- From: Michael Brennan <Michael_Brennan@Allegis.com>
- Date: Mon, 8 Apr 2002 13:27:38 -0700
- To: "'LMM@acm.org'" <LMM@acm.org>, www-tag@w3.org
> From: Larry Masinter [mailto:LMM@acm.org] <snip/> > While we're constructing useful theories to explain how the web > works (like REST) as a way of understanding how to extend the web > to work in new ways (like XML protocol), we shouldn't abandon the > practical value of making sure the standards we design will also > operate correctly in the real world. Agreed. But I'm not sure that the current situation is really "working". Standards don't work very well when implementors reinterpret the standards to suit their liking. I routinely switch between different browsers because I am constantly finding sites that don't work with particular browsers.
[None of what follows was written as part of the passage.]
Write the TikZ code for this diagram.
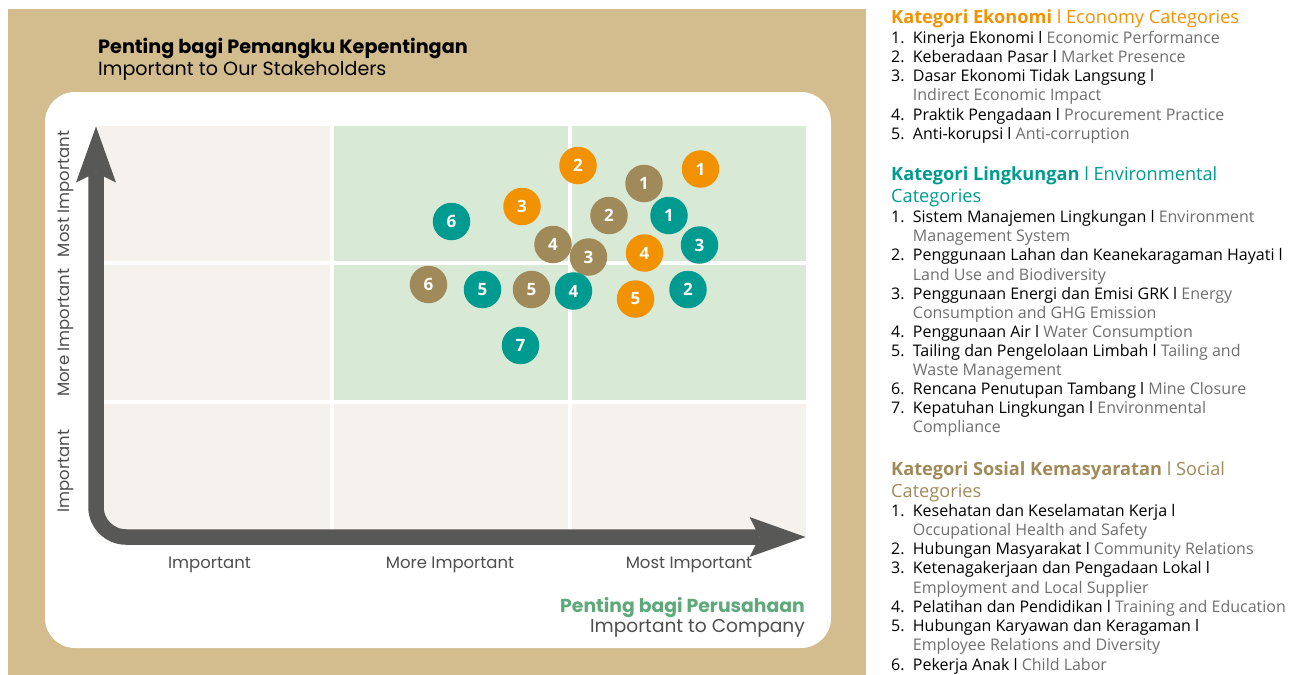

I have also run afoul of faulty HTTP client stacks that don't respect HTTP semantics in my programming -- including the HTTP client included in the W3C-sponsored Jigsaw project. Last time I checked (admittedly over a year ago), it included code that would intercept HTTP error status codes from proxy servers, and return to the client an HTTP status code of 200 and a generic HTML message with a generic error message (while blocking the message body from the server). Trying to steer standards around such abuses is not a promising path forward, in my opinion. The TAG and/or IETF really should issue a best practices document admonishing such behavior and exhorting implentors to respect HTTP semantics.